A number of serious historical weaknesses with regards to anti-money laundering (AML) and social responsibility (SR) controls were found by the UK Gambling Commission (UKGC).

“After considering the evidence, we found that Gala Coral Group had failed to meet its AML and SR obligations in a number of key areas,” Gala Coral said. “If Gala Coral Group had exercised its duties to monitor the customer from an AML or SR perspective, it is likely that he would have been identified as a customer of concern earlier and action taken to limit or prevent further gambling.

“The identified failings, however, had a wider reach than the customer’s particular case and demonstrated significant weaknesses in Gala Coral Group’s corporate AML and SR regimes at that time.”

The settlement was made to pre-empt a formal licence review and an additional £30,000 will be paid to UKGC.

Gala Coral will revise its AML and SR policies after admitting that its policies were not adequate.

UKGC programme director Richard Watson said: “We know that Gala Coral have reflected heavily on this case and have assured us of actions they have taken to address the failings.
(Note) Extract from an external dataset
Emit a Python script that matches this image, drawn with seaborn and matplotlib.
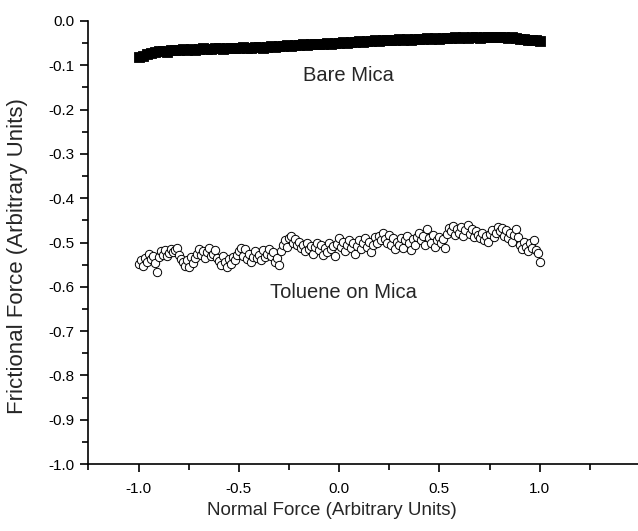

Operators must proactively monitor customers to keep gambling safe and free from crime.”

This comes after an investigation by UKGC found that Paddy Power failed to keep crime out of gambling and protect vulnerable people, relating to incidents with multiple customers, including one instance of failing to report an instance of money laundering.

The National Crime Agency reported that the gambling industry accounted for 2,459 suspicious activity reports between October 2014 and September 2015.